*TASK DESCRIPTION:* Write the lines out again, from the top of the material to the line containing "K_END = 11100", pictures excluded.

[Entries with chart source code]

##############################

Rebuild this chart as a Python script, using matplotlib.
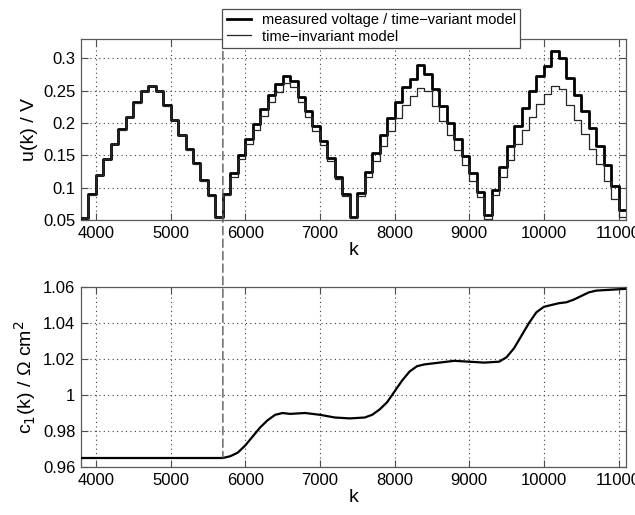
#!/usr/bin/env python3
"""Step voltage response and identified capacitance c1(k)."""

import matplotlib

matplotlib.use("Agg")
import matplotlib.pyplot as plt
import numpy as np
from matplotlib.patches import ConnectionPatch
from matplotlib.ticker import FormatStrFormatter, MultipleLocator

plt.rcParams["font.family"] = ["Liberation Sans", "DejaVu Sans"]

# sample index of each 100-sample current step (step starts)
STEP_K = np.arange(3800, 11100, 100)
K_END = 11100

# measured voltage / time-variant model, one value per step
U_MEASURED = [
    0.053, 0.090, 0.120, 0.145, 0.168, 0.190, 0.210, 0.232, 0.250,
    0.258, 0.250, 0.228, 0.205, 0.182, 0.160, 0.138, 0.112, 0.088,
    0.055, 0.090, 0.122, 0.150, 0.175, 0.198, 0.222, 0.243, 0.260,
    0.272, 0.265, 0.241, 0.218, 0.195, 0.172, 0.146, 0.117, 0.090,
    0.055, 0.092, 0.124, 0.153, 0.181, 0.208, 0.233, 0.255, 0.268,
    0.290, 0.276, 0.252, 0.226, 0.200, 0.175, 0.149, 0.122, 0.093,
    0.057, 0.097, 0.132, 0.165, 0.195, 0.223, 0.250, 0.272, 0.288,
    0.312, 0.300, 0.270, 0.243, 0.218, 0.192, 0.165, 0.135, 0.102,
    0.065,
]

# time-invariant model
U_INVARIANT = [
    0.053, 0.089, 0.119, 0.144, 0.167, 0.189, 0.209, 0.231, 0.249,
    0.257, 0.249, 0.227, 0.204, 0.181, 0.159, 0.137, 0.111, 0.087,
    0.054, 0.088, 0.117, 0.144, 0.167, 0.189, 0.211, 0.232, 0.248,
    0.262, 0.256, 0.233, 0.210, 0.188, 0.166, 0.141, 0.113, 0.087,
    0.053, 0.087, 0.116, 0.141, 0.165, 0.188, 0.208, 0.228, 0.242,
    0.254, 0.250, 0.226, 0.203, 0.181, 0.159, 0.135, 0.110, 0.085,
    0.052, 0.088, 0.117, 0.143, 0.167, 0.189, 0.210, 0.230, 0.245,
    0.258, 0.252, 0.228, 0.205, 0.183, 0.160, 0.136, 0.110, 0.083,
    0.055,
]

# identified parameter c1(k)
C1_K = [3800, 5700, 5800, 5900, 6000, 6100, 6200, 6300, 6400, 6500, 6600,
        6800, 7000, 7200, 7400, 7600, 7700, 7800, 7900, 8000, 8100, 8200,
        8300, 8400, 8600, 8800, 9000, 9200, 9400, 9500, 9600, 9700, 9800,
        9900, 10000, 10100, 10200, 10300, 10400, 10500, 10600, 10700,
        10900, 11100]
C1_VAL = [0.965, 0.965, 0.966, 0.968, 0.972, 0.977, 0.982, 0.986, 0.989,
          0.990, 0.9895, 0.990, 0.989, 0.9875, 0.987, 0.9875, 0.989, 0.992,
          0.996, 1.002, 1.008, 1.013, 1.016, 1.017, 1.018, 1.019, 1.0185,
          1.018, 1.0185, 1.021, 1.026, 1.033, 1.040, 1.046, 1.049, 1.050,
          1.051, 1.0515, 1.053, 1.055, 1.057, 1.058, 1.0585, 1.059]

K_SWITCH = 5700


def _style(ax):
    ax.set_xlim(3800, 11100)
    ax.xaxis.set_major_locator(MultipleLocator(1000))
    ax.grid(True, linestyle=(0, (1, 3)), color="0.25", linewidth=0.8)
    ax.tick_params(direction="in", top=True, right=True, length=5,
                   labelsize=12, color="0.3", pad=4)
    for spine in ax.spines.values():
        spine.set_color("0.35")
        spine.set_linewidth(0.9)
    ax.set_xlabel("k", fontsize=14, labelpad=1)


def main():
    fig = plt.figure(figsize=(6.35, 5.15), dpi=100)
    ax1 = fig.add_axes([0.1276, 0.5728, 0.8583, 0.3515])
    ax2 = fig.add_axes([0.1276, 0.0932, 0.8583, 0.3495])

    k_steps = np.append(STEP_K, K_END)
    ax1.step(k_steps, U_MEASURED + U_MEASURED[-1:], where="post",
             color="black", linewidth=2.0, zorder=3,
             label="measured voltage / time\u2212variant model")
    ax1.step(k_steps, U_INVARIANT + U_INVARIANT[-1:], where="post",
             color="0.15", linewidth=0.9, zorder=4,
             label="time\u2212invariant model")
    _style(ax1)
    ax1.set_ylim(0.05, 0.33)
    ax1.yaxis.set_major_locator(MultipleLocator(0.05))
    ax1.yaxis.set_major_formatter(FormatStrFormatter("%g"))
    ax1.set_ylabel("u(k) / V", fontsize=14, labelpad=4)

    ax2.plot(C1_K, C1_VAL, color="black", linewidth=1.6, zorder=3)
    _style(ax2)
    ax2.set_ylim(0.96, 1.06)
    ax2.yaxis.set_major_locator(MultipleLocator(0.02))
    ax2.yaxis.set_major_formatter(FormatStrFormatter("%g"))
    ax2.set_ylabel("c$_1$(k) / \u03a9 cm$^2$", fontsize=14, labelpad=4)

    con = ConnectionPatch(xyA=(K_SWITCH, 0.33), coordsA=ax1.transData,
                          xyB=(K_SWITCH, 0.965), coordsB=ax2.transData,
                          color="0.35", linewidth=1.0, linestyle=(0, (6, 3)),
                          zorder=2)
    fig.add_artist(con)

    leg = fig.legend(loc="upper left", bbox_to_anchor=(0.35, 0.9825),
                     fontsize=10.5, handlelength=1.7, handletextpad=0.7,
                     borderpad=0.3, labelspacing=0.15, fancybox=False,
                     framealpha=1.0, borderaxespad=0.0)
    leg.get_frame().set_edgecolor("0.3")
    leg.get_frame().set_linewidth(0.9)
    leg.set_zorder(10)

    fig.savefig("out.png", dpi=100)
    plt.close(fig)


if __name__ == "__main__":
    main()
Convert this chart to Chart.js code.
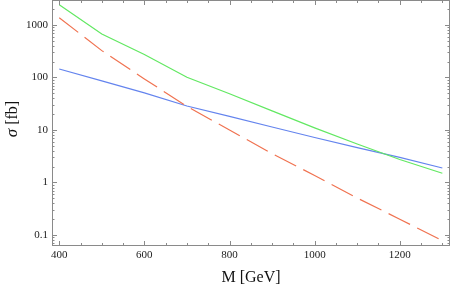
<!DOCTYPE html>
<html>
<head>
<meta charset="utf-8">
<script src="https://cdn.jsdelivr.net/npm/chart.js@4"></script>
<style>
  html, body { margin: 0; padding: 0; background: #fff; }
</style>
</head>
<body>
<canvas id="c" width="454" height="287"></canvas>
<script>
// masses (GeV) and cross sections (fb)
const masses = [400, 500, 600, 700, 800, 900, 1000, 1100, 1200, 1300];
const sigmaGreen = [2440, 674, 274, 101, 49, 23.1, 11.0, 5.4, 2.74, 1.50];
const sigmaRed = [1377, 325, 94, 28.2, 10.0, 3.54, 1.36, 0.505, 0.20, 0.078];
const sigmaBlue = [145, 86, 51, 28.7, 18.2, 11.4, 7.2, 4.6, 3.0, 1.89];
const xTicks = [400, 600, 800, 1000, 1200];
const yTicks = [0.1, 1, 10, 100, 1000];

const serif = "'Liberation Serif', 'DejaVu Serif', serif";
const frameColor = '#8a8a8a';

const pts = ys => masses.map((m, i) => ({ x: m, y: ys[i] }));

// frame + Mathematica-style ticks on all four sides
const framePlugin = {
  id: 'frame',
  afterDraw(chart) {
    const { ctx, chartArea: a, scales: { x, y } } = chart;
    ctx.save();
    ctx.strokeStyle = frameColor;
    ctx.lineWidth = 1;
    ctx.strokeRect(a.left + 0.5, a.top + 0.5, a.right - a.left - 1, a.bottom - a.top - 1);

    ctx.beginPath();
    // x ticks every 50, major every 200
    for (let v = 400; v <= 1300; v += 50) {
      const px = Math.round(x.getPixelForValue(v)) + 0.5;
      const len = v % 200 === 0 ? 5 : 3;
      ctx.moveTo(px, a.bottom); ctx.lineTo(px, a.bottom - len);
      ctx.moveTo(px, a.top); ctx.lineTo(px, a.top + len);
    }
    // y ticks: decades major, 2..9 minor
    for (let d = -2; d <= 3; d++) {
      for (let k = 1; k <= 9; k++) {
        const v = k * Math.pow(10, d);
        if (v < y.min || v > y.max) continue;
        const py = Math.round(y.getPixelForValue(v)) + 0.5;
        const len = k === 1 ? 5 : 2.5;
        ctx.moveTo(a.left, py); ctx.lineTo(a.left + len, py);
        ctx.moveTo(a.right, py); ctx.lineTo(a.right - len, py);
      }
    }
    ctx.stroke();

    // y axis title with italic sigma
    const cy = (a.top + a.bottom) / 2 - 4;
    ctx.translate(13, cy);
    ctx.rotate(-Math.PI / 2);
    ctx.fillStyle = '#111';
    ctx.textBaseline = 'middle';
    const f1 = "italic 17px " + serif, f2 = "16px " + serif;
    ctx.font = f1; const w1 = ctx.measureText('σ').width;
    ctx.font = f2; const w2 = ctx.measureText(' [fb]').width;
    let sx = -(w1 + w2) / 2;
    ctx.font = f1; ctx.fillText('σ', sx, 0);
    ctx.font = f2; ctx.fillText(' [fb]', sx + w1, 0);
    ctx.restore();
  }
};

new Chart(document.getElementById('c'), {
  type: 'line',
  data: {
    datasets: [
      { data: pts(sigmaGreen), borderColor: '#62e862', borderWidth: 1.2 },
      { data: pts(sigmaRed), borderColor: '#f07250', borderWidth: 1.2, borderDash: [24, 8] },
      { data: pts(sigmaBlue), borderColor: '#6484ee', borderWidth: 1.2 }
    ]
  },
  options: {
    responsive: false,
    animation: false,
    devicePixelRatio: 1,
    layout: { padding: { top: 0, right: 4, left: 0, bottom: 0 } },
    elements: { point: { radius: 0 }, line: { tension: 0 } },
    plugins: { legend: { display: false }, tooltip: { enabled: false } },
    scales: {
      x: {
        type: 'linear',
        min: 383,
        max: 1318,
        afterBuildTicks: s => { s.ticks = xTicks.map(v => ({ value: v })); },
        afterFit: s => { s.height = 41; s.paddingLeft = 0; s.paddingRight = 0; },
        grid: { display: false, drawTicks: false },
        border: { display: false },
        ticks: { font: { family: serif, size: 11 }, color: '#222', padding: 3, maxRotation: 0, autoSkip: false, callback: v => String(v) },
        title: { display: true, text: 'M [GeV]', font: { family: serif, size: 16 }, color: '#111', padding: { top: 0, bottom: 0 } }
      },
      y: {
        type: 'logarithmic',
        min: 0.0617,
        max: 2994,
        afterBuildTicks: s => { s.ticks = yTicks.map(v => ({ value: v })); },
        afterFit: s => { s.width = 52; s.paddingTop = 0; s.paddingBottom = 0; },
        grid: { display: false, drawTicks: false },
        border: { display: false },
        ticks: { font: { family: serif, size: 11 }, color: '#222', padding: 4, autoSkip: false, callback: v => String(v) }
      }
    }
  },
  plugins: [framePlugin]
});
</script>
</body>
</html>
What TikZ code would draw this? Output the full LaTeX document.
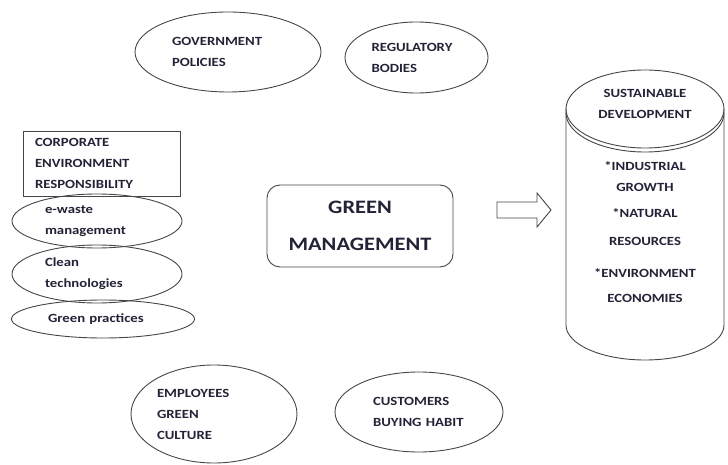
\documentclass[tikz,border=0pt]{standalone}
\usepackage{fontspec}
\setmainfont{Carlito}[FakeStretch=1.18]
\usetikzlibrary{shapes.geometric}
\definecolor{ink}{RGB}{35,35,55}
\definecolor{edge}{RGB}{70,70,70}
\tikzset{
  every node/.style={font=\bfseries\fontsize{12.5}{21}\selectfont, text=ink},
  oval/.style={draw=edge, line width=0.9pt, ellipse, inner sep=0pt, align=left},
  plainbox/.style={draw=edge, line width=0.9pt, rectangle, inner sep=0pt},
  lines/.style={draw=edge, line width=0.9pt},
}
\begin{document}
\begin{tikzpicture}[x=1pt,y=1pt]
\useasboundingbox (0,0) rectangle (728,464);
% top ellipses
\node[oval, minimum width=186, minimum height=80, text width=112] (gov) at (228,412) {GOVERNMENT\\POLICIES};
\node[oval, minimum width=143, minimum height=71, text width=90] (reg) at (416.5,406.5) {REGULATORY\\BODIES};
% left column
\node[plainbox, minimum width=157, minimum height=65, text width=133, align=left] (corp) at (101.5,300.5) {CORPORATE\\ENVIRONMENT\\RESPONSIBILITY};
\node[oval, minimum width=170, minimum height=54, text width=104] (ew) at (97,243) {e-waste\\management};
\node[oval, minimum width=170, minimum height=58, text width=104] (clean) at (97,190) {Clean\\technologies};
\node[oval, minimum width=183, minimum height=38, text width=110] (gp) at (103,145) {Green practices};
% centre
\node[plainbox, rounded corners=13pt, minimum width=186, minimum height=82, align=center,
      font=\bfseries\fontsize{19}{37}\selectfont] (gm) at (360,238) {GREEN\\MANAGEMENT};
% bottom ellipses
\node[oval, minimum width=166, minimum height=98, text width=114] (emp) at (214,50) {EMPLOYEES\\GREEN\\CULTURE};
\node[oval, minimum width=168, minimum height=80, text width=92] (cust) at (419,52) {CUSTOMERS\\BUYING HABIT};
% block arrow
\draw[lines] (497,262) -- (537,262) -- (537,271) -- (551,254) -- (537,237) -- (537,246) -- (497,246) -- cycle;
% cylinder
\draw[lines] (566,355) -- (566,139) arc[start angle=180, end angle=360, x radius=79, y radius=35] -- (724,355);
\draw[lines] (645,355) ellipse[x radius=79, y radius=39];
\draw[lines] (566,351) arc[start angle=180, end angle=360, x radius=79, y radius=39];
\node[align=center] (sd) at (645,360.5) {SUSTAINABLE\\DEVELOPMENT};
\node[align=center] (ig) at (645,287) {*INDUSTRIAL\\GROWTH};
\node[align=center] (nr) at (645,236.5) {*NATURAL\\[7pt]RESOURCES};
\node[align=center] (ee) at (645,178.5) {*ENVIRONMENT\\[4pt]ECONOMIES};
\end{tikzpicture}
\end{document}
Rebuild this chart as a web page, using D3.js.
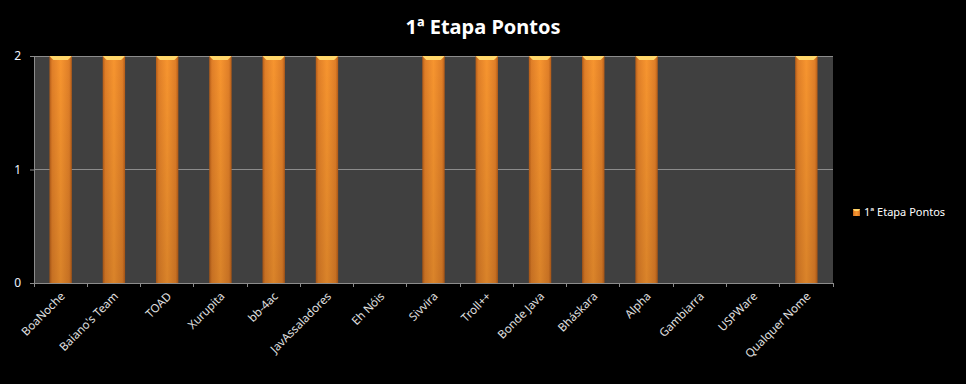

##############################

*TASK SOLUTION:*
Rebuild this chart as a Python script, using matplotlib.
#!/usr/bin/env python3
"""Step voltage response and identified capacitance c1(k)."""

import matplotlib

matplotlib.use("Agg")
import matplotlib.pyplot as plt
import numpy as np
from matplotlib.patches import ConnectionPatch
from matplotlib.ticker import FormatStrFormatter, MultipleLocator

plt.rcParams["font.family"] = ["Liberation Sans", "DejaVu Sans"]

# sample index of each 100-sample current step (step starts)
STEP_K = np.arange(3800, 11100, 100)
K_END = 11100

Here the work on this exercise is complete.